Bilateral talks on Japan’s host-nation financial support for U.S. forces stationed in the country are expected to start in earnest following the Nov. 3 U.S. presidential election.

 

Many believe that U.S. President Donald Trump, if re-elected, is likely to urge Japan to drastically increase that support.

 

The Suga administration also faces the challenge of facilitating the relocation of the U.S. Marine Corps’ Futenma air station within the southernmost Japan prefecture of Okinawa amid persistent local opposition.

 

Under a Japan-U.S. agreement, the government plans to transfer the Futenma base, located in a densely populated area in Ginowan, to the Henoko coastal area in Nago, but the Okinawa prefectural government and locals have been calling for the base to be removed from Okinawa altogether.
 

Another serious security concern for the government is Chinese military activities in the East China Sea.
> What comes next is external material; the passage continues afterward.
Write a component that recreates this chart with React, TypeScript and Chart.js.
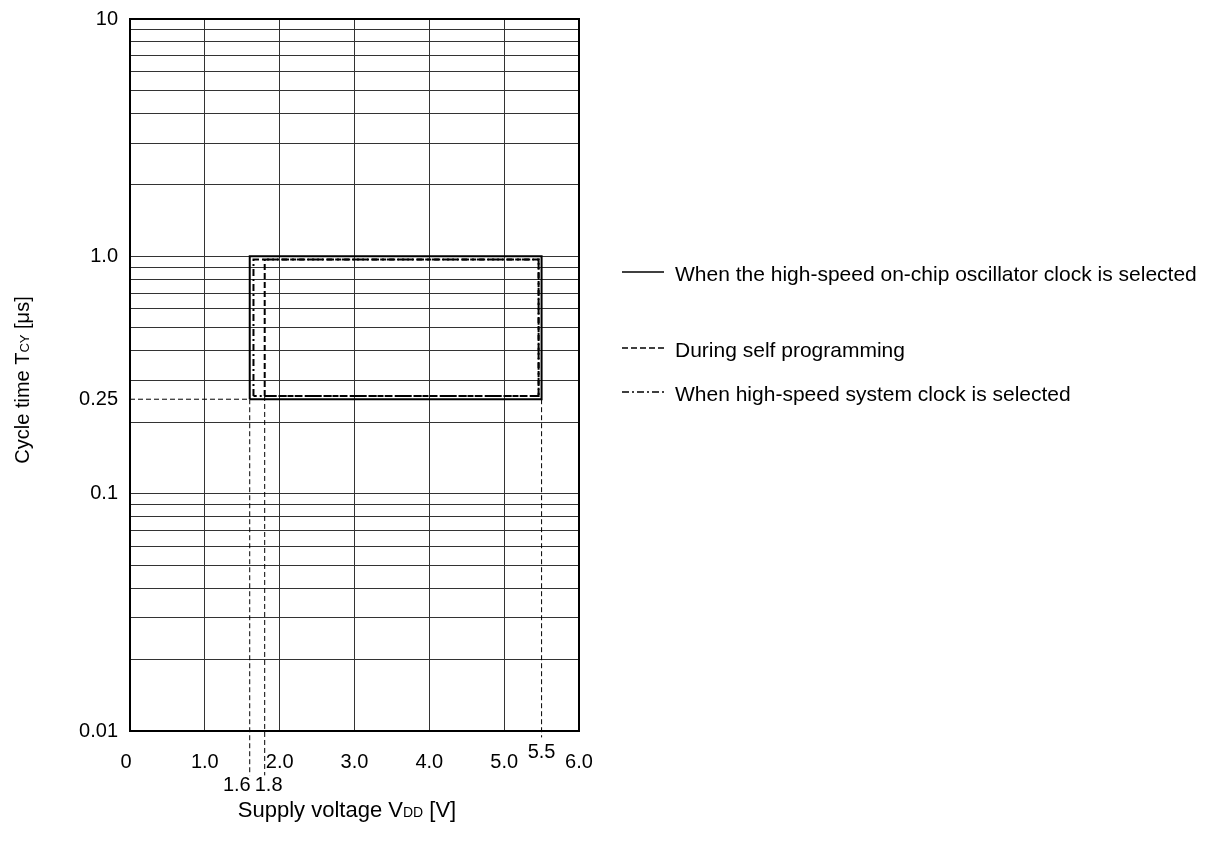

Former Defense Minister Taro Kono has called such activities a “threat” to Japan.

 

The government is considering revisions to its national security strategy, drawn up in 2013, to clarify this recognition, informed sources said.

 

The government will also continue its efforts to strengthen the Self-Defense Forces, which may prompt China to increase its vigilance against Japan as new Defense Minister Nobuo Kishi has strong ties with Taiwan.

 

Additionally, the government needs to boost efforts to deal with new threats in such fields as space and cyberspace, while keeping a close eye on weapons development by China and Russia.